As a high-school student, Kim Brooks loved English class. Now she has second thoughts:
Only now, a decade and a half later, after seven years of teaching college composition, have I started to consider the possibility that talking about classics might be a profound waste of time for the average high school student, the student who is college-bound but not particularly gifted in letters or inspired by the literary arts. I’ve begun to wonder if this typical high school English class, dividing its curriculum between standardized test preparation and the reading of canonical texts, might occupy a central place in the creation of a generation of college students who, simply put, cannot write.Brooks’s “Death to high school English” would make a provocative first piece of reading for anyone teaching college writing in the fall.

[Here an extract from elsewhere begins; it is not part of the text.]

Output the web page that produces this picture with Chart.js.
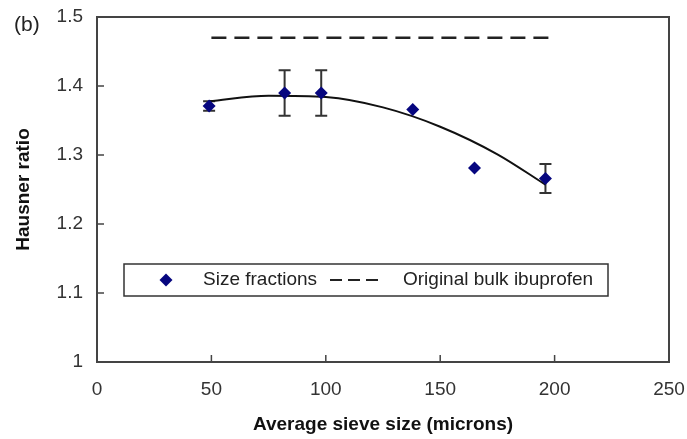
<!DOCTYPE html>
<html>
<head>
<meta charset="utf-8">
<script src="https://cdn.jsdelivr.net/npm/chart.js@4/dist/chart.umd.min.js"></script>
<style>
  html, body { margin: 0; padding: 0; background: #fff; }
  #wrap { width: 687px; height: 439px; }
</style>
</head>
<body>
<div id="wrap"><canvas id="graph1" width="687" height="439"></canvas></div>
<script>
// valores
const sieveSizes = [49, 82, 98, 138, 165, 196];
const hausner = [1.371, 1.390, 1.390, 1.366, 1.281, 1.266];
const hausnerErr = [0.007, 0.033, 0.033, 0, 0, 0.021];

const bulkX = [50, 200];
const bulkY = [1.47, 1.47];

// linha de tendência (lida ponto a ponto)
const fitX = [49, 75, 100, 125, 150, 175, 196];
const fitY = [1.378, 1.386, 1.384, 1.369, 1.341, 1.301, 1.257];

const xTicks = [0, 50, 100, 150, 200, 250];
const yTicks = [1, 1.1, 1.2, 1.3, 1.4, 1.5];

const FONT = "'Liberation Sans', Arial, sans-serif";
const NAVY = '#06067f';

function pairs(xs, ys) {
    return xs.map(function (x, i) { return { x: x, y: ys[i] }; });
}

const framePlugin = {
    id: 'framePlugin',
    beforeDatasetsDraw: function (chart) {
        // barras de erro
        const ctx = chart.ctx;
        const xs = chart.scales.x, ys = chart.scales.y;
        ctx.save();
        ctx.strokeStyle = '#333';
        ctx.lineWidth = 2;
        sieveSizes.forEach(function (s, i) {
            const e = hausnerErr[i];
            if (!e) return;
            const px = xs.getPixelForValue(s);
            const top = ys.getPixelForValue(hausner[i] + e);
            const bot = ys.getPixelForValue(hausner[i] - e);
            ctx.beginPath();
            ctx.moveTo(px, top); ctx.lineTo(px, bot);
            ctx.moveTo(px - 6, top); ctx.lineTo(px + 6, top);
            ctx.moveTo(px - 6, bot); ctx.lineTo(px + 6, bot);
            ctx.stroke();
        });
        ctx.restore();
    },
    afterDraw: function (chart) {
        const ctx = chart.ctx;
        const a = chart.chartArea;
        const xs = chart.scales.x, ys = chart.scales.y;
        ctx.save();
        // moldura
        ctx.strokeStyle = '#444';
        ctx.lineWidth = 2;
        ctx.strokeRect(a.left, a.top, a.right - a.left, a.bottom - a.top);
        // marcas dos eixos para dentro
        ctx.lineWidth = 1.5;
        ctx.beginPath();
        xTicks.forEach(function (t) {
            const px = xs.getPixelForValue(t);
            ctx.moveTo(px, a.bottom); ctx.lineTo(px, a.bottom - 7);
        });
        yTicks.forEach(function (t) {
            const py = ys.getPixelForValue(t);
            ctx.moveTo(a.left, py); ctx.lineTo(a.left + 7, py);
        });
        ctx.stroke();

        // legenda
        const lx = 124, ly = 264, lw = 484, lh = 32;
        ctx.fillStyle = '#fff';
        ctx.fillRect(lx, ly, lw, lh);
        ctx.strokeStyle = '#333';
        ctx.lineWidth = 1.5;
        ctx.strokeRect(lx, ly, lw, lh);
        const cy = ly + lh / 2;
        ctx.fillStyle = NAVY;
        ctx.beginPath();
        ctx.moveTo(166 - 6.5, cy); ctx.lineTo(166, cy - 6.5);
        ctx.lineTo(166 + 6.5, cy); ctx.lineTo(166, cy + 6.5);
        ctx.closePath();
        ctx.fill();
        ctx.fillStyle = '#222';
        ctx.font = '19px ' + FONT;
        ctx.textBaseline = 'middle';
        ctx.textAlign = 'left';
        ctx.fillText(chart.data.datasets[0].label, 203, cy);
        ctx.strokeStyle = '#222';
        ctx.lineWidth = 2;
        ctx.setLineDash([12, 6]);
        ctx.beginPath();
        ctx.moveTo(330, cy); ctx.lineTo(378, cy);
        ctx.stroke();
        ctx.setLineDash([]);
        ctx.fillText(chart.data.datasets[1].label, 403, cy);

        // rótulo do painel
        ctx.font = '21px ' + FONT;
        ctx.fillText('(b)', 14, 25);
        ctx.restore();
    }
};

document.addEventListener('DOMContentLoaded', function () {
    const ctx = document.getElementById('graph1').getContext('2d');
    new Chart(ctx, {
        type: 'scatter',
        data: {
            datasets: [{
                label: 'Size fractions',
                data: pairs(sieveSizes, hausner),
                pointStyle: 'rectRot',
                pointRadius: 6.5,
                borderWidth: 0,
                backgroundColor: NAVY,
                borderColor: NAVY,
                showLine: false,
                order: 1
            }, {
                label: 'Original bulk ibuprofen',
                data: pairs(bulkX, bulkY),
                showLine: true,
                pointRadius: 0,
                borderColor: '#222',
                borderWidth: 2.5,
                borderDash: [15, 8],
                order: 3
            }, {
                label: 'fit',
                data: pairs(fitX, fitY),
                showLine: true,
                pointRadius: 0,
                borderColor: '#111',
                borderWidth: 2,
                cubicInterpolationMode: 'monotone',
                order: 2
            }]
        },
        options: {
            responsive: false,
            maintainAspectRatio: false,
            animation: false,
            layout: { padding: { left: 0, right: 18, top: 17, bottom: 0 } },
            plugins: {
                legend: { display: false },
                tooltip: { enabled: false }
            },
            scales: {
                x: {
                    type: 'linear',
                    min: 0, max: 250,
                    afterBuildTicks: function (s) { s.ticks = xTicks.map(function (v) { return { value: v }; }); },
                    afterFit: function (s) { s.height = 77; s.paddingRight = 0; s.paddingLeft = 0; },
                    grid: { display: false },
                    border: { display: false },
                    ticks: { color: '#333', font: { family: FONT, size: 19 }, padding: 8, maxRotation: 0 },
                    title: {
                        display: true,
                        text: 'Average sieve size (microns)',
                        color: '#111',
                        font: { family: FONT, size: 19, weight: 'bold' },
                        padding: { top: 0, bottom: 3 }
                    }
                },
                y: {
                    type: 'linear',
                    min: 1, max: 1.5,
                    afterBuildTicks: function (s) { s.ticks = yTicks.map(function (v) { return { value: v }; }); },
                    afterFit: function (s) { s.width = 97; s.paddingTop = 0; s.paddingBottom = 0; },
                    grid: { display: false },
                    border: { display: false },
                    ticks: {
                        color: '#333', font: { family: FONT, size: 19 }, padding: 6,
                        callback: function (v) { return String(Math.round(v * 10) / 10); }
                    },
                    title: {
                        display: true,
                        text: 'Hausner ratio',
                        color: '#111',
                        font: { family: FONT, size: 19, weight: 'bold' },
                        padding: { top: 12, bottom: 0 }
                    }
                }
            }
        },
        plugins: [framePlugin]
    });
});
</script>
</body>
</html>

My quick memories of high-school English: The Bald Soprano, Dandelion Wine, diagramming sentences, The Glass Bead Game, grammar, The Martian Chronicles, grammar, The Metamorphosis, diagramming sentences, Oedipus Rex, grammar, A Portrait of the Artist as a Young Man, grammar. In other words, lit and grammar. What did you do in English class?
Thanks to Daughter Number Three for pointing me to Brooks’s essay.
[I prefer the hyphen in “high-school English.” Bryan Garner’s Modern American Usage on hyphens in phrasal adjectives: “Reputable newspaper publishers are as conscientious about this point as reputable book publishers.” Reputable bloggers too. Reposted after the Blogger outage of May 2011.]